Before 1995, there were few choices for VPN’s. If you wanted to access your corporate networks or home network remotely you had to dial in (remember, using that modem thingy) or you were somebody important and had a private line into the company. Which was usually a expensive frame relay line, or a T-1.
Due to the huge leaps the Internet has made in terms of reliability and speed (With the wide spread deployment of broadband) since 1995. VPN’s are now a common and real option for most information technology users who need to access resources at work, and or at home from a remote location.)
Nortel, Cisco, and Netscreen ship hardware that can handle thousands, upon thousands of simultaneous VPN sessions into a corporate network. Aside from the fact these VPN’s provide a huge cost savings for companies, in addition with the advent of wireless the products can add the indirect cost benefit of helping to secure the wireless connections. By allowing people to VPN in over a wireless connection, wireless users are able to negate the security issues that inherent with 802.11a/b/g.
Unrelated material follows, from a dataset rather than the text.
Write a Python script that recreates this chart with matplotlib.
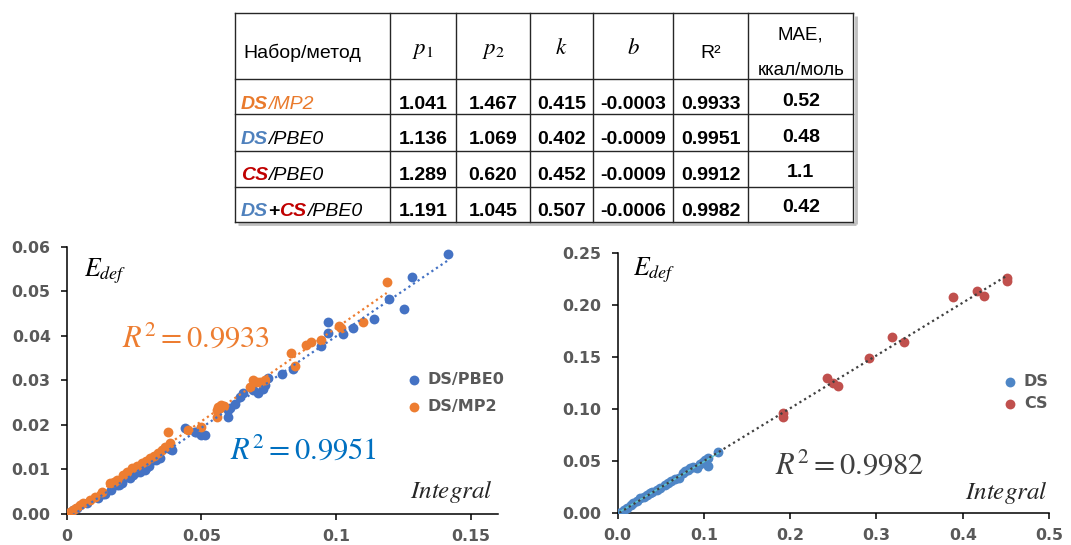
import numpy as np
import matplotlib
matplotlib.use("Agg")
import matplotlib.pyplot as plt

# ---------------- data ----------------
ds_pbe0_x = [0.1413, 0.1281, 0.1197, 0.1252, 0.1139, 0.1062, 0.1024, 0.0969, 0.0969, 0.0944,
             0.0839, 0.0800, 0.0747, 0.0728, 0.0710, 0.0691, 0.0654, 0.0642, 0.0605, 0.0598,
             0.0500, 0.0475, 0.0438, 0.0383, 0.0321, 0.0290, 0.0259, 0.0222, 0.0185, 0.0136,
             0.0074, 0.0024, 0.0006, 0.0481, 0.0512, 0.0389, 0.0333, 0.0296, 0.0271, 0.0234,
             0.0204, 0.0142, 0.0115, 0.0165, 0.0195, 0.0245, 0.0280, 0.0305, 0.0345, 0.0598,
             0.0625, 0.0735, 0.0040]
ds_pbe0_y = [0.0584, 0.0531, 0.0483, 0.0461, 0.0438, 0.0418, 0.0404, 0.0431, 0.0407, 0.0377,
             0.0325, 0.0314, 0.0305, 0.0280, 0.0271, 0.0278, 0.0271, 0.0262, 0.0237, 0.0218,
             0.0177, 0.0183, 0.0192, 0.0145, 0.0121, 0.0099, 0.0095, 0.0082, 0.0065, 0.0046,
             0.0024, 0.0009, 0.0003, 0.0185, 0.0177, 0.0144, 0.0121, 0.0103, 0.0095, 0.0080,
             0.0069, 0.0046, 0.0036, 0.0054, 0.0066, 0.0088, 0.0100, 0.0108, 0.0125, 0.0233,
             0.0248, 0.0290, 0.0014]

ds_mp2_x = [0.0376, 0.0383, 0.0352, 0.0309, 0.0278, 0.0241, 0.0210, 0.0185, 0.0160, 0.0105,
            0.0049, 0.0012, 0.0450, 0.0500, 0.0556, 0.0562, 0.0574, 0.0556, 0.0679, 0.0691,
            0.0716, 0.0734, 0.0833, 0.0846, 0.0889, 0.0907, 0.0944, 0.1012, 0.1019, 0.1099,
            0.1187, 0.0022, 0.0035, 0.0062, 0.0085, 0.0130, 0.0175, 0.0225, 0.0260, 0.0295,
            0.0325, 0.0340, 0.0365, 0.0570, 0.0585, 0.0705]
ds_mp2_y = [0.0185, 0.0159, 0.0144, 0.0125, 0.0114, 0.0103, 0.0088, 0.0076, 0.0069, 0.0039,
            0.0020, 0.0005, 0.0189, 0.0196, 0.0233, 0.0241, 0.0245, 0.0218, 0.0286, 0.0301,
            0.0297, 0.0301, 0.0361, 0.0332, 0.0379, 0.0387, 0.0391, 0.0422, 0.0417, 0.0432,
            0.0521, 0.0009, 0.0013, 0.0024, 0.0032, 0.0050, 0.0072, 0.0095, 0.0108, 0.0119,
            0.0130, 0.0137, 0.0150, 0.0237, 0.0243, 0.0296]

ds_x = [0.1166, 0.1050, 0.1050, 0.0992, 0.0915, 0.0818, 0.0760, 0.0664, 0.0587, 0.0490,
        0.0374, 0.0336, 0.0258, 0.0181, 0.0104, 0.0046, 0.0019, 0.0840, 0.0780, 0.0875,
        0.0950, 0.1010, 0.0705, 0.0620, 0.0550, 0.0450, 0.0400, 0.0300, 0.0220, 0.0150,
        0.0070]
ds_y = [0.0589, 0.0528, 0.0455, 0.0497, 0.0432, 0.0416, 0.0384, 0.0327, 0.0295, 0.0240,
        0.0192, 0.0176, 0.0144, 0.0096, 0.0048, 0.0016, 0.0006, 0.0435, 0.0410, 0.0445,
        0.0470, 0.0510, 0.0340, 0.0310, 0.0275, 0.0220, 0.0200, 0.0155, 0.0115, 0.0075,
        0.0033]
cs_x = [0.4508, 0.4508, 0.4171, 0.4248, 0.3889, 0.3182, 0.3321, 0.2912, 0.2422, 0.2498,
        0.2556, 0.1919, 0.1919]
cs_y = [0.2260, 0.2237, 0.2141, 0.2090, 0.2077, 0.1698, 0.1644, 0.1490, 0.1298, 0.1250,
        0.1224, 0.0962, 0.0929]

table_header = ["Набор/метод", "$p_1$", "$p_2$", "$k$", "$b$", "R²", "MAE,\nккал/моль"]
table_p1 = ["1.041", "1.136", "1.289", "1.191"]
table_p2 = ["1.467", "1.069", "0.620", "1.045"]
table_k = ["0.415", "0.402", "0.452", "0.507"]
table_b = ["-0.0003", "-0.0009", "-0.0009", "-0.0006"]
table_r2 = ["0.9933", "0.9951", "0.9912", "0.9982"]
table_mae = ["0.52", "0.48", "1.1", "0.42"]

# ---------------- style ----------------
BLUE = "#4472C4"
ORANGE = "#ED7D31"
DSBLUE = "#4E86C6"
CSRED = "#C0504D"
TXTBLUE = "#0070C0"
TICKGRAY = "#595959"
T_ORANGE = "#E97A2C"
T_BLUE = "#4F81BD"
T_RED = "#C00000"

W, H = 1071, 545
fig = plt.figure(figsize=(W / 100, H / 100), dpi=100)


def px_axes(x0, x1, y_bot, y_top):
    return fig.add_axes([x0 / W, 1 - y_bot / H, (x1 - x0) / W, (y_bot - y_top) / H])


def style_axes(ax):
    for s in ["top", "right"]:
        ax.spines[s].set_visible(False)
    for s in ["left", "bottom"]:
        ax.spines[s].set_linewidth(1.1)
        ax.spines[s].set_color("black")
    ax.tick_params(direction="out", length=4, width=1.1, color="black",
                   labelsize=11.3, labelcolor=TICKGRAY)
    ax.tick_params(axis="y", pad=7.5)
    ax.tick_params(axis="x", pad=6.5)
    for lab in ax.get_xticklabels() + ax.get_yticklabels():
        lab.set_fontfamily("DejaVu Sans")
        lab.set_fontweight("bold")


def trend(ax, x, y, color, lw=1.6, zorder=4, ls=(0, (1, 1.5))):
    x = np.asarray(x); y = np.asarray(y)
    k, b = np.polyfit(x, y, 1)
    xs = np.array([x.min(), x.max()])
    ax.plot(xs, k * xs + b, color=color, lw=lw, linestyle=ls, zorder=zorder)


# ---------------- left chart ----------------
axL = px_axes(66.7, 498, 514, 246.7)
axL.scatter(ds_pbe0_x, ds_pbe0_y, s=50, color=BLUE, label="DS/PBE0", zorder=3, linewidths=0)
axL.scatter(ds_mp2_x, ds_mp2_y, s=50, color=ORANGE, label="DS/MP2", zorder=3, linewidths=0)
trend(axL, ds_pbe0_x, ds_pbe0_y, BLUE)
trend(axL, ds_mp2_x, ds_mp2_y, ORANGE)
axL.set_xlim(0, 0.16)
axL.set_ylim(0, 0.06)
axL.set_xticks([0, 0.05, 0.1, 0.15])
axL.set_xticklabels(["0", "0.05", "0.1", "0.15"])
axL.set_yticks([0, 0.01, 0.02, 0.03, 0.04, 0.05, 0.06])
axL.set_yticklabels(["0.00", "0.01", "0.02", "0.03", "0.04", "0.05", "0.06"])
style_axes(axL)
axL.legend(loc="center left", bbox_to_anchor=(408 / W, 1 - 393 / H), bbox_transform=fig.transFigure,
           frameon=False, handlelength=0.8, handletextpad=0.45, labelspacing=0.75, borderpad=0,
           borderaxespad=0, scatterpoints=1,
           prop=dict(family="DejaVu Sans", weight="bold", size=11.5), labelcolor=TICKGRAY)

math_kw = dict(math_fontfamily="stix")
axL.text(0.04, 0.89, r"$E_{def}$", transform=axL.transAxes, fontsize=18.5, ha="left", va="baseline",
         color="black", **math_kw)
axL.text(0.1275, 0.626, r"$R^2=0.9933$", transform=axL.transAxes, fontsize=22, ha="left",
         va="baseline", color=ORANGE, **math_kw)
axL.text(0.3786, 0.208, r"$R^2=0.9951$", transform=axL.transAxes, fontsize=22, ha="left",
         va="baseline", color=TXTBLUE, **math_kw)
axL.text(0.989, 0.0587, r"$Integral$", transform=axL.transAxes, fontsize=18, ha="right",
         va="baseline", color="#262626", **math_kw)

# ---------------- right chart ----------------
axR = px_axes(617.7, 1049, 513.3, 253.3)
axR.scatter(ds_x, ds_y, s=50, color=DSBLUE, label="DS", zorder=3, linewidths=0)
axR.scatter(cs_x, cs_y, s=50, color=CSRED, label="CS", zorder=3, linewidths=0)
trend(axR, ds_x, ds_y, "#5CC8D0", lw=1.0, ls="-")
trend(axR, list(ds_x) + list(cs_x), list(ds_y) + list(cs_y), "#404040", lw=1.6)
axR.set_xlim(0, 0.5)
axR.set_ylim(0, 0.25)
axR.set_xticks([0, 0.1, 0.2, 0.3, 0.4, 0.5])
axR.set_xticklabels(["0.0", "0.1", "0.2", "0.3", "0.4", "0.5"])
axR.set_yticks([0, 0.05, 0.10, 0.15, 0.20, 0.25])
axR.set_yticklabels(["0.00", "0.05", "0.10", "0.15", "0.20", "0.25"])
style_axes(axR)
axR.legend(loc="center left", bbox_to_anchor=(1004 / W, 1 - 392.5 / H), bbox_transform=fig.transFigure,
           frameon=False, handlelength=0.8, handletextpad=0.45, labelspacing=0.4, borderpad=0,
           borderaxespad=0, scatterpoints=1,
           prop=dict(family="DejaVu Sans", weight="bold", size=11.5), labelcolor=TICKGRAY)
axR.text(0.036, 0.9165, r"$E_{def}$", transform=axR.transAxes, fontsize=18.5, ha="left", va="baseline",
         color="black", **math_kw)
axR.text(0.365, 0.154, r"$R^2=0.9982$", transform=axR.transAxes, fontsize=22, ha="left",
         va="baseline", color="#404040", **math_kw)
axR.text(0.998, 0.054, r"$Integral$", transform=axR.transAxes, fontsize=18, ha="right",
         va="baseline", color="#262626", **math_kw)

# ---------------- table ----------------
axT = fig.add_axes([0, 0, 1, 1])
axT.set_xlim(0, W)
axT.set_ylim(H, 0)
axT.axis("off")
col_edges = [234.7, 389.7, 456.3, 529.7, 592.7, 673.3, 748.3, 853.3]
row_edges = [13.3, 79, 114.3, 150.7, 186.7, 221.7]
# shadow
axT.plot([col_edges[-1] + 2.5, col_edges[-1] + 2.5], [row_edges[0] + 3, row_edges[-1] + 2.5],
         color="#BFBFBF", lw=2.0, solid_capstyle="butt")
axT.plot([col_edges[0] + 3, col_edges[-1] + 2.5], [row_edges[-1] + 2.5, row_edges[-1] + 2.5],
         color="#BFBFBF", lw=2.0, solid_capstyle="butt")
for xe in col_edges:
    axT.plot([xe, xe], [row_edges[0], row_edges[-1]], color="#262626", lw=1.0)
for ye in row_edges:
    axT.plot([col_edges[0], col_edges[-1]], [ye, ye], color="#262626", lw=1.0)

centers = [(col_edges[i] + col_edges[i + 1]) / 2 for i in range(len(col_edges) - 1)]
SANS = "Liberation Sans"
# header
axT.text(243, 58.3, table_header[0], fontsize=14, family=SANS, ha="left", va="baseline")
for i in range(1, 5):
    axT.text(centers[i], 54, table_header[i], fontsize=16.5, ha="center", va="baseline", **math_kw)
axT.text(centers[5], 58.3, table_header[5], fontsize=14, family=SANS, ha="center", va="baseline")
mae1, mae2 = table_header[6].split("\n")
axT.text(centers[6], 40, mae1, fontsize=13.5, family=SANS, ha="center", va="baseline")
axT.text(centers[6], 75, mae2, fontsize=13.5, family=SANS, ha="center", va="baseline")

baselines = [109, 144.3, 180, 215.7]
mae_base = [106, 141.5, 177, 211.5]
renderer = fig.canvas.get_renderer()


def rich(x, y, parts):
    for s, color, weight in parts:
        t = axT.text(x, y, s, fontsize=14, family=SANS, style="italic" if s != "+" else "normal",
                     weight=weight, color=color, ha="left", va="baseline")
        bb = t.get_window_extent(renderer)
        x += bb.width


row_labels = [
    [("DS", T_ORANGE, "bold"), ("/MP2", T_ORANGE, "normal")],
    [("DS", T_BLUE, "bold"), ("/PBE0", "black", "normal")],
    [("CS", T_RED, "bold"), ("/PBE0", "black", "normal")],
    [("DS", T_BLUE, "bold"), ("+", "black", "bold"), ("CS", T_RED, "bold"), ("/PBE0", "black", "normal")],
]
for r in range(4):
    rich(241, baselines[r], row_labels[r])
    for c, col in enumerate([table_p1, table_p2, table_k, table_b, table_r2]):
        axT.text(centers[c + 1], baselines[r], col[r], fontsize=14, family=SANS, weight="bold",
                 ha="center", va="baseline")
    axT.text(centers[6], mae_base[r], table_mae[r], fontsize=14, family=SANS, weight="bold",
             ha="center", va="baseline")

fig.savefig("out.png", dpi=100)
Now workers can access the corporate network anywhere they have an Internet connection, whether the connection is wireless, broadband (DSL, Cable, Satellite), or even dial up. VPN’s can even be used to provide a low cost secure connection for the branch office that needs to connect to headquarters. No longer are expensive private lines, or slow dial up connections required.
Under Mac OS X there are several options, depending on your application and our requirements.
The first option is IPSec (IP Security Protocol), a standard that after a slow start, is fast becoming the preferred standard for VPN’s. IPSec is a cross platform standard that is supported under FreeBSD, OpenBSD, NetBSD, Linux, Solaris, Windows, and many different hardware devices. IPSec operates on the network layer (Layer 3 of the OSI model), which provides it with added scalability. Apple currently does not have a GUI configuration tool for ipsec, but you can configure it manually. This is because IPSec is a complicated specification, and there are currently some incompatibilities between some of the implementations of ipsec on the market. Apple seems to be waiting until this issue is hammered out before it implements a GUI tool for IPSec. Apple has included all the software at the command line to implement a IPSec VPN.
Two third parties have come up with GUI clients for IPSec. The first is Vapor Sec is freeware client/server from AFP548. Vapor Sec currently does not support configurations of some of the more advanced features of IPSec like Certificates, and Policies, but is a very solid client/server ipsec tool. Vapor SecOs web page lists it as being tested with numerous SonicWalls and a Linksys BEFVP41. The second product is VPN Tracker ($199.00) is a Mac OS X IPsec client from equinox Software. VPN Tracker lists support for Linux FreeS/WAN, PGPnet, Windows 2000/XP, SonicWALL, Check Point VPN-1 and ZyXEL ZyWALL wall ipsec clients. Equinox also has documentation on there web site for connecting to third party devices. Cisco, and Nortel also use IPSec in their VPN clients.
Point-to-Point Tunneling Protocol (PPTP) is another VPN protocol popularized by Microsoft. The PPTP client is popular because it supported under all versions of Windows. The fact that it was the first VPN protocol built in to Windows NT, the PPTP implementation in Mac OS X uses Challenge-Handshake Authentication Protocol (CHAP) as an authentication mechanism. It does not use PAP. The server implementation of PPTP can only be found on Mac OS X server.
The third option that I will go into briefly is SSH. SSH is a protocol that is designed to replace telnet, rloing, rsh, etc. The protocol is ubiquitous and available on almost every operating system in use today. SSH provides features such as port forwarding, PKI, and the choice of multiple encryption algorithms. In the sharing control panel when you start remote login, you are starting SSH.
In the enterprise software category there are products from Cisco, and Nortel. The products from Cisco, and Nortel scale from a hundred users to hundreds of thousands of users, and are cross platform.
As this article has shown, Mac OS X provides many options for VPN solutions. Some that are often over looked. Over the next couple of weeks I will go into detail about these solutions.